(WRITTEN INSTRUCTION)
Retype nothing except the lines below from the one with "Convert this chart to Plotly code." through the one with "return 1 - (y - OFF) / H", exactly, with images left out.

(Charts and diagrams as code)
--------------------------------

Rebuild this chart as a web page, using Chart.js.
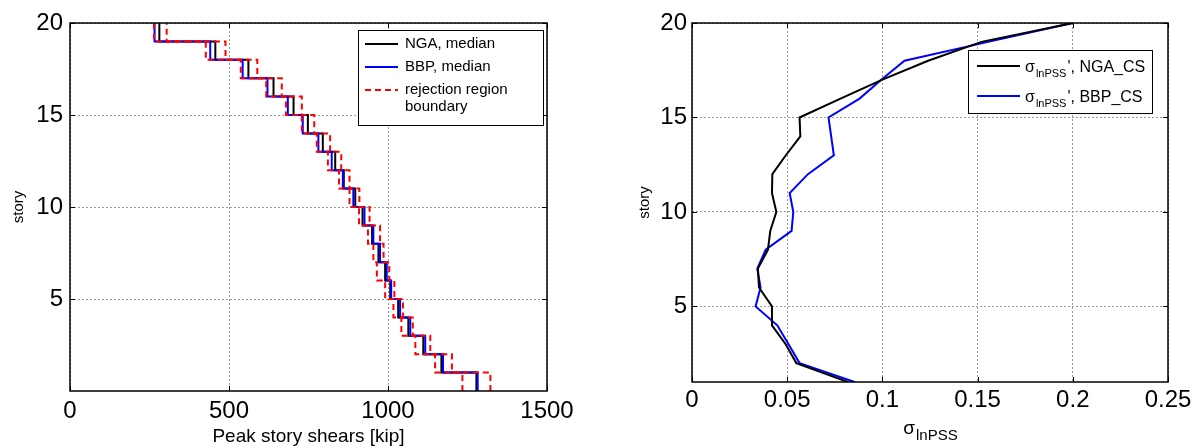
<!DOCTYPE html>
<html>
<head>
<meta charset="utf-8">
<script src="https://cdn.jsdelivr.net/npm/chart.js@4.4.0/dist/chart.umd.min.js"></script>
<style>
body { margin: 0; background: #fff; }
#leftBox { position: absolute; left: 0; top: 0; width: 600px; height: 448px; }
#rightBox { position: absolute; left: 600px; top: 0; width: 602px; height: 448px; }
</style>
</head>
<body>
<div id="leftBox"><canvas id="leftChart"></canvas></div>
<div id="rightBox"><canvas id="rightChart"></canvas></div>
<script>
// Data
var stories = [1, 2, 3, 4, 5, 6, 7, 8, 9, 10, 11, 12, 13, 14, 15, 16, 17, 18, 19, 20];

// peak story shears [kip], story 1 -> 20
var ngaMedian  = [1278, 1168, 1111, 1064, 1032, 1007, 991, 970, 950, 920, 897, 861, 834, 795, 748, 703, 640, 561, 457, 281];
var bbpMedian  = [1282, 1173, 1117, 1070, 1038, 1010, 996, 975, 954, 926, 891, 858, 823, 781, 732, 685, 621, 543, 441, 266];
var rejectLow  = [1234, 1148, 1086, 1042, 1017, 991, 965, 954, 937, 909, 879, 846, 811, 776, 729, 679, 617, 537, 427, 264];
var rejectHigh = [1322, 1201, 1133, 1078, 1047, 1020, 1004, 986, 975, 942, 910, 879, 853, 818, 768, 729, 666, 589, 489, 304];

// sigma lnPSS, story 1 -> 20
var ngaSigma = [0.0819, 0.0548, 0.0492, 0.0420, 0.0420, 0.0352, 0.0346, 0.0399, 0.0411, 0.0443, 0.0420, 0.0422, 0.0493, 0.0569, 0.0565, 0.0780, 0.1000, 0.1240, 0.1520, 0.2000];
var bbpSigma = [0.0854, 0.0565, 0.0507, 0.0448, 0.0334, 0.0360, 0.0343, 0.0387, 0.0523, 0.0532, 0.0513, 0.0609, 0.0745, 0.0731, 0.0717, 0.0880, 0.0994, 0.1116, 0.1555, 0.2000];

var leftXTicks = [0, 500, 1000, 1500];
var rightXTicks = [0, 0.05, 0.1, 0.15, 0.2, 0.25];
var storyTicks = [5, 10, 15, 20];

var leftLegendLabels = ['NGA, median', 'BBP, median', 'rejection region\nboundary'];
var rightLegendLabels = ['NGA_CS', 'BBP_CS'];

var FONT = '"Liberation Sans", Arial, sans-serif';

// stairs: story i drawn from i-1 to i at its value
function stairs(vals) {
  var pts = [];
  for (var i = 0; i < stories.length; i++) {
    pts.push({x: vals[i], y: stories[i] - 1});
  }
  pts.push({x: vals[vals.length - 1], y: stories[stories.length - 1]});
  return pts;
}

function profile(vals) {
  var pts = [];
  for (var i = 0; i < stories.length; i++) {
    pts.push({x: vals[i], y: stories[i]});
  }
  return pts;
}

function fixedTicks(list) {
  return function(scale) {
    scale.ticks = list.map(function(v) { return {value: v}; });
  };
}

var gridOpts = {color: '#9a9a9a', lineWidth: 1, drawTicks: false};
var borderOpts = {display: false, dash: [2, 2]};

// MATLAB style box with inner ticks
var axesBox = {
  id: 'axesBox',
  afterDatasetsDraw: function(chart) {
    var a = chart.chartArea, ctx = chart.ctx;
    var xs = chart.scales.x, ys = chart.scales.y;
    ctx.save();
    ctx.strokeStyle = '#000';
    ctx.lineWidth = 1;
    ctx.beginPath();
    xs.ticks.forEach(function(t) {
      var px = Math.round(xs.getPixelForValue(t.value)) + 0.5;
      ctx.moveTo(px, a.bottom); ctx.lineTo(px, a.bottom - 5);
      ctx.moveTo(px, a.top); ctx.lineTo(px, a.top + 5);
    });
    ys.ticks.forEach(function(t) {
      var py = Math.round(ys.getPixelForValue(t.value)) + 0.5;
      ctx.moveTo(a.left, py); ctx.lineTo(a.left + 5, py);
      ctx.moveTo(a.right, py); ctx.lineTo(a.right - 5, py);
    });
    ctx.stroke();
    ctx.lineWidth = 1.5;
    ctx.strokeRect(a.left, a.top, a.right - a.left, a.bottom - a.top);
    ctx.restore();
  }
};

function legendLine(ctx, ds, x1, x2, y) {
  ctx.save();
  ctx.strokeStyle = ds.borderColor;
  ctx.lineWidth = ds.borderWidth;
  ctx.setLineDash(ds.borderDash || []);
  ctx.beginPath();
  ctx.moveTo(x1, y); ctx.lineTo(x2, y);
  ctx.stroke();
  ctx.restore();
}

var leftLegend = {
  id: 'leftLegend',
  afterDraw: function(chart) {
    var ctx = chart.ctx, ds = chart.data.datasets;
    ctx.save();
    ctx.fillStyle = '#fff';
    ctx.fillRect(358, 30, 185, 95);
    ctx.strokeStyle = '#000';
    ctx.lineWidth = 1;
    ctx.strokeRect(358.5, 30.5, 185, 95);
    var rows = [{d: 3, y: 44}, {d: 2, y: 67}, {d: 0, y: 90}];
    ctx.font = '15px ' + FONT;
    ctx.fillStyle = '#000';
    ctx.textBaseline = 'middle';
    rows.forEach(function(r, i) {
      legendLine(ctx, ds[r.d], 365, 398, r.y);
      var lines = leftLegendLabels[i].split('\n');
      lines.forEach(function(t, k) {
        ctx.fillText(t, 405, r.y + k * 17);
      });
    });
    ctx.restore();
  }
};

// sigma with subscript lnPSS, then the rest of the text
function sigmaText(ctx, x, y, big, small, rest, align) {
  ctx.save();
  ctx.fillStyle = '#000';
  ctx.textBaseline = 'alphabetic';
  ctx.font = big + 'px ' + FONT;
  var w1 = ctx.measureText('\u03c3').width;
  var w3 = rest ? ctx.measureText(rest).width : 0;
  ctx.font = small + 'px ' + FONT;
  var w2 = ctx.measureText('lnPSS').width;
  var x0 = align === 'center' ? x - (w1 + w2 + w3) / 2 : x;
  ctx.font = big + 'px ' + FONT;
  ctx.fillText('\u03c3', x0, y);
  ctx.font = small + 'px ' + FONT;
  ctx.fillText('lnPSS', x0 + w1 + 1, y + Math.round(big * 0.3));
  if (rest) {
    ctx.font = big + 'px ' + FONT;
    ctx.fillText(rest, x0 + w1 + w2 + 2, y);
  }
  ctx.restore();
}

var rightExtras = {
  id: 'rightExtras',
  afterDraw: function(chart) {
    var ctx = chart.ctx, ds = chart.data.datasets, a = chart.chartArea;
    // x axis label
    sigmaText(ctx, (a.left + a.right) / 2, 434, 19, 15, '', 'center');
    // legend
    ctx.save();
    ctx.fillStyle = '#fff';
    ctx.fillRect(368, 50, 184, 63);
    ctx.strokeStyle = '#000';
    ctx.lineWidth = 1;
    ctx.strokeRect(368.5, 50.5, 184, 63);
    ctx.restore();
    var rows = [{d: 0, y: 66}, {d: 1, y: 96}];
    rows.forEach(function(r, i) {
      legendLine(ctx, ds[r.d], 377, 420, r.y);
      sigmaText(ctx, 425, r.y + 6, 16, 11, "', " + rightLegendLabels[i], 'left');
    });
  }
};

var leftChart = new Chart(document.getElementById('leftChart'), {
  type: 'line',
  data: {
    datasets: [
      {label: 'rejection region boundary', data: stairs(rejectLow), borderColor: '#ff0000', borderWidth: 2, borderDash: [6, 4], stepped: 'after'},
      {label: 'rejection region boundary (upper)', data: stairs(rejectHigh), borderColor: '#ff0000', borderWidth: 2, borderDash: [6, 4], stepped: 'after'},
      {label: 'BBP, median', data: stairs(bbpMedian), borderColor: '#0000ff', borderWidth: 2, stepped: 'after'},
      {label: 'NGA, median', data: stairs(ngaMedian), borderColor: '#000000', borderWidth: 2, stepped: 'after'}
    ]
  },
  options: {
    responsive: true,
    maintainAspectRatio: false,
    animation: false,
    layout: {padding: {top: 23, right: 53, left: 0, bottom: 0}},
    elements: {point: {radius: 0}, line: {tension: 0, fill: false}},
    plugins: {legend: {display: false}, tooltip: {enabled: false}},
    scales: {
      x: {
        type: 'linear', min: 0, max: 1500,
        afterBuildTicks: fixedTicks(leftXTicks),
        afterFit: function(s) { s.height = 57; },
        grid: gridOpts, border: borderOpts,
        ticks: {color: '#000', padding: 6, font: {size: 24, family: FONT}, maxRotation: 0,
          callback: function(v) { return String(v); }},
        title: {display: true, text: 'Peak story shears [kip]', color: '#000',
          font: {size: 19, family: FONT}, padding: {top: 0, bottom: 0}}
      },
      y: {
        type: 'linear', min: 0, max: 20,
        afterBuildTicks: fixedTicks(storyTicks),
        afterFit: function(s) { s.width = 70; },
        grid: gridOpts, border: borderOpts,
        ticks: {color: '#000', padding: 7, font: {size: 24, family: FONT},
          callback: function(v) { return String(v); }},
        title: {display: true, text: 'story', color: '#000',
          font: {size: 15, family: FONT}, padding: {top: 10, bottom: 0}}
      }
    }
  },
  plugins: [axesBox, leftLegend]
});

var rightChart = new Chart(document.getElementById('rightChart'), {
  type: 'line',
  data: {
    datasets: [
      {label: 'NGA_CS', data: profile(ngaSigma), borderColor: '#000000', borderWidth: 2},
      {label: 'BBP_CS', data: profile(bbpSigma), borderColor: '#0000ff', borderWidth: 2}
    ]
  },
  options: {
    responsive: true,
    maintainAspectRatio: false,
    animation: false,
    layout: {padding: {top: 23, right: 34, left: 0, bottom: 0}},
    elements: {point: {radius: 0}, line: {tension: 0, fill: false}},
    plugins: {legend: {display: false}, tooltip: {enabled: false}},
    scales: {
      x: {
        type: 'linear', min: 0, max: 0.25,
        afterBuildTicks: fixedTicks(rightXTicks),
        afterFit: function(s) { s.height = 66; },
        grid: gridOpts, border: borderOpts,
        ticks: {color: '#000', padding: 4, font: {size: 24, family: FONT}, maxRotation: 0,
          callback: function(v) { return String(v); }}
      },
      y: {
        type: 'linear', min: 1, max: 20,
        afterBuildTicks: fixedTicks(storyTicks),
        afterFit: function(s) { s.width = 92; },
        grid: gridOpts, border: borderOpts,
        ticks: {color: '#000', padding: 5, font: {size: 24, family: FONT},
          callback: function(v) { return String(v); }},
        title: {display: true, text: 'story', color: '#000',
          font: {size: 15, family: FONT}, padding: {top: 36, bottom: 0}}
      }
    }
  },
  plugins: [axesBox, rightExtras]
});
</script>
</body>
</html>
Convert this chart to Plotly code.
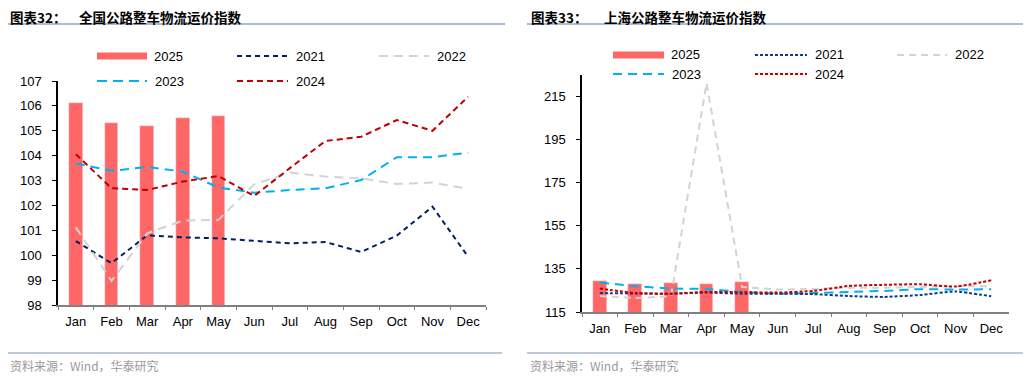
import plotly.graph_objects as go

months = ["Jan", "Feb", "Mar", "Apr", "May", "Jun", "Jul", "Aug", "Sep", "Oct", "Nov", "Dec"]

# Panel 32: national index
nat_2025 = [106.13, 105.31, 105.19, 105.50, 105.58]
nat_2021 = [100.57, 99.68, 100.80, 100.72, 100.68, 100.57, 100.48, 100.53, 100.13, 100.79, 101.95, 99.94]
nat_2022 = [101.12, 98.97, 100.88, 101.39, 101.42, 102.85, 103.32, 103.16, 103.09, 102.86, 102.92, 102.67]
nat_2023 = [103.69, 103.39, 103.55, 103.36, 102.72, 102.51, 102.62, 102.69, 103.02, 103.94, 103.94, 104.12]
nat_2024 = [104.06, 102.69, 102.62, 102.96, 103.18, 102.38, 103.50, 104.59, 104.76, 105.43, 105.00, 106.37]

# Panel 33: Shanghai index
sh_2025 = [129.4, 128.2, 128.5, 128.2, 128.7]
sh_2021 = [123.8, 123.6, 123.5, 124.0, 123.5, 123.5, 123.3, 122.4, 122.0, 122.9, 124.5, 122.3]
sh_2022 = [122.4, 121.5, 122.3, 221.2, 126.6, 125.4, 125.7, 126.3, 126.3, 126.8, 127.0, 127.0]
sh_2023 = [128.7, 127.0, 125.9, 125.7, 124.3, 123.5, 123.8, 124.3, 124.8, 125.6, 125.4, 125.6]
sh_2024 = [125.9, 123.8, 123.5, 124.3, 124.2, 124.0, 124.8, 127.1, 127.6, 127.9, 126.8, 129.7]

W, H = 1031, 378
OFF = 8  # page body margin offset
BAR = "#FF6666"
NAVY = "#002060"
NAVY2 = "#0E3C7E"
GRAY = "#D3D3D3"
BLUE = "#00B0F0"
RED = "#C00000"

fig = go.Figure()


def px(x):
    return (x - OFF) / W


def py(y):
    return 1 - (y - OFF) / H


# Left panel traces
fig.add_trace(go.Bar(x=months[:5], y=nat_2025, name="2025", marker_color=BAR, width=0.39,
                     xaxis="x", yaxis="y", showlegend=False))
fig.add_trace(go.Scatter(x=months, y=nat_2021, name="2021", mode="lines",
                         line=dict(color=NAVY, width=2, dash="5px,4px"), xaxis="x", yaxis="y", showlegend=False))
fig.add_trace(go.Scatter(x=months, y=nat_2022, name="2022", mode="lines",
                         line=dict(color=GRAY, width=2, dash="9px,6px"), xaxis="x", yaxis="y", showlegend=False))
fig.add_trace(go.Scatter(x=months, y=nat_2023, name="2023", mode="lines",
                         line=dict(color=BLUE, width=2, dash="9px,6px"), xaxis="x", yaxis="y", showlegend=False))
fig.add_trace(go.Scatter(x=months, y=nat_2024, name="2024", mode="lines",
                         line=dict(color=RED, width=2, dash="6px,4px"), xaxis="x", yaxis="y", showlegend=False))

# Right panel traces
fig.add_trace(go.Bar(x=months[:5], y=sh_2025, name="2025", marker_color=BAR, width=0.39,
                     xaxis="x2", yaxis="y2", showlegend=False))
fig.add_trace(go.Scatter(x=months, y=sh_2022, name="2022", mode="lines",
                         line=dict(color=GRAY, width=2, dash="7px,5px"), xaxis="x2", yaxis="y2", showlegend=False))
fig.add_trace(go.Scatter(x=months, y=sh_2023, name="2023", mode="lines",
                         line=dict(color=BLUE, width=2, dash="9px,6px", shape="spline", smoothing=0.5),
                         xaxis="x2", yaxis="y2", showlegend=False))
fig.add_trace(go.Scatter(x=months, y=sh_2021, name="2021", mode="lines",
                         line=dict(color=NAVY2, width=2, dash="3px,2px", shape="spline", smoothing=0.5),
                         xaxis="x2", yaxis="y2", showlegend=False))
fig.add_trace(go.Scatter(x=months, y=sh_2024, name="2024", mode="lines",
                         line=dict(color=RED, width=2, dash="3px,2px", shape="spline", smoothing=0.5),
                         xaxis="x2", yaxis="y2", showlegend=False))

tickfont = dict(family="Liberation Sans, Arial, sans-serif", size=13, color="#000000")

xcommon = dict(type="category", categoryorder="array", categoryarray=months, range=[-0.5, 11.5],
               showline=True, linecolor="#808080", linewidth=2, ticks="outside", ticklen=3,
               tickcolor="#808080", tickwidth=1, tickson="boundaries", showgrid=False, zeroline=False,
               tickfont=tickfont, fixedrange=True, ticklabelstandoff=3, automargin=False)
ycommon = dict(showline=True, linecolor="#000000", linewidth=1.5, ticks="outside", ticklen=4,
               tickcolor="#000000", showgrid=False, zeroline=False, tickfont=tickfont,
               fixedrange=True, ticklabelstandoff=8, automargin=False)

fig.update_layout(
    width=W, height=H,
    margin=dict(l=0, r=0, t=0, b=0, autoexpand=False),
    paper_bgcolor="white", plot_bgcolor="white",
    font=dict(family="Liberation Sans, Arial, sans-serif"),
    showlegend=False,
    bargap=0,
    xaxis=dict(domain=[px(58), px(486)], anchor="y", **xcommon),
    yaxis=dict(domain=[py(305), py(81)], anchor="x", range=[98, 107], tickvals=list(range(98, 108)), **ycommon),
    xaxis2=dict(domain=[px(582), px(1009)], anchor="y2", **xcommon),
    yaxis2=dict(domain=[py(312), py(75)], anchor="x2", range=[115, 225], tickvals=list(range(115, 216, 20)), **ycommon),
)

shapes = []
annotations = []

cjk = "Noto Sans CJK SC, sans-serif"


def text(x, y, s, size=13, color="#000000", family="Liberation Sans, Arial, sans-serif", bold=False):
    annotations.append(dict(x=px(x), y=py(y), xref="paper", yref="paper", text=("<b>%s</b>" % s) if bold else s,
                            showarrow=False, xanchor="left", yanchor="middle", borderpad=0,
                            font=dict(size=size, color=color, family=family)))


# Titles and rules
for x0, x1, num, title, tx in [(5, 505, "32", "全国公路整车物流运价指数", 78),
                               (527, 1026, "33", "上海公路整车物流运价指数", 603)]:
    text(max(x0 + 3, OFF + 1), 17, "图表" + num + "：", size=13.5, family=cjk, bold=True)
    text(tx, 17, title, size=13.5, family=cjk, bold=True)
    shapes.append(dict(type="line", xref="paper", yref="paper", x0=px(max(x0, OFF)), x1=px(x1), y0=py(24), y1=py(24),
                       line=dict(color="#8EA6C8", width=1.5)))
    shapes.append(dict(type="line", xref="paper", yref="paper", x0=px(max(x0, OFF)), x1=px(x0 + 497), y0=py(353), y1=py(353),
                       line=dict(color="#A8B9D0", width=1.5)))
    text(max(x0 + 2, OFF + 1), 365, "资料来源：Wind，华泰研究", size=12, color="#9A9A9A", family=cjk)


# Custom legends
def legend_bar(x0, x1, y, label):
    shapes.append(dict(type="rect", xref="paper", yref="paper", x0=px(x0), x1=px(x1), y0=py(y + 3.5), y1=py(y - 3.5),
                       fillcolor=BAR, line=dict(width=0)))
    text(x1 + 6, y, label)


def legend_line(x0, x1, y, label, color, dash):
    shapes.append(dict(type="line", xref="paper", yref="paper", x0=px(x0), x1=px(x1), y0=py(y), y1=py(y),
                       line=dict(color=color, width=2, dash=dash)))
    text(x1 + 7, y, label)


# Left legend
legend_bar(97, 147, 56, "2025")
legend_line(237, 288, 56, "2021", NAVY, "5px,4px")
legend_line(379, 429, 56, "2022", GRAY, "9px,6px")
legend_line(97, 147, 81, "2023", BLUE, "10px,6px")
legend_line(237, 288, 81, "2024", RED, "6px,4px")

# Right legend
legend_bar(613, 664, 55, "2025")
legend_line(755, 807, 55, "2021", NAVY2, "3px,2px")
legend_line(897, 947, 55, "2022", GRAY, "7px,5px")
legend_line(613, 664, 74, "2023", BLUE, "9px,6px")
legend_line(755, 807, 74, "2024", RED, "3px,2px")

fig.update_layout(shapes=shapes, annotations=annotations)

fig.write_html("out.html")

--------------------------------

(OUTPUT FOR THIS TASK)
Convert this chart to Plotly code.
import plotly.graph_objects as go

months = ["Jan", "Feb", "Mar", "Apr", "May", "Jun", "Jul", "Aug", "Sep", "Oct", "Nov", "Dec"]

# Panel 32: national index
nat_2025 = [106.13, 105.31, 105.19, 105.50, 105.58]
nat_2021 = [100.57, 99.68, 100.80, 100.72, 100.68, 100.57, 100.48, 100.53, 100.13, 100.79, 101.95, 99.94]
nat_2022 = [101.12, 98.97, 100.88, 101.39, 101.42, 102.85, 103.32, 103.16, 103.09, 102.86, 102.92, 102.67]
nat_2023 = [103.69, 103.39, 103.55, 103.36, 102.72, 102.51, 102.62, 102.69, 103.02, 103.94, 103.94, 104.12]
nat_2024 = [104.06, 102.69, 102.62, 102.96, 103.18, 102.38, 103.50, 104.59, 104.76, 105.43, 105.00, 106.37]

# Panel 33: Shanghai index
sh_2025 = [129.4, 128.2, 128.5, 128.2, 128.7]
sh_2021 = [123.8, 123.6, 123.5, 124.0, 123.5, 123.5, 123.3, 122.4, 122.0, 122.9, 124.5, 122.3]
sh_2022 = [122.4, 121.5, 122.3, 221.2, 126.6, 125.4, 125.7, 126.3, 126.3, 126.8, 127.0, 127.0]
sh_2023 = [128.7, 127.0, 125.9, 125.7, 124.3, 123.5, 123.8, 124.3, 124.8, 125.6, 125.4, 125.6]
sh_2024 = [125.9, 123.8, 123.5, 124.3, 124.2, 124.0, 124.8, 127.1, 127.6, 127.9, 126.8, 129.7]

W, H = 1031, 378
OFF = 8  # page body margin offset
BAR = "#FF6666"
NAVY = "#002060"
NAVY2 = "#0E3C7E"
GRAY = "#D3D3D3"
BLUE = "#00B0F0"
RED = "#C00000"

fig = go.Figure()


def px(x):
    return (x - OFF) / W


def py(y):
    return 1 - (y - OFF) / H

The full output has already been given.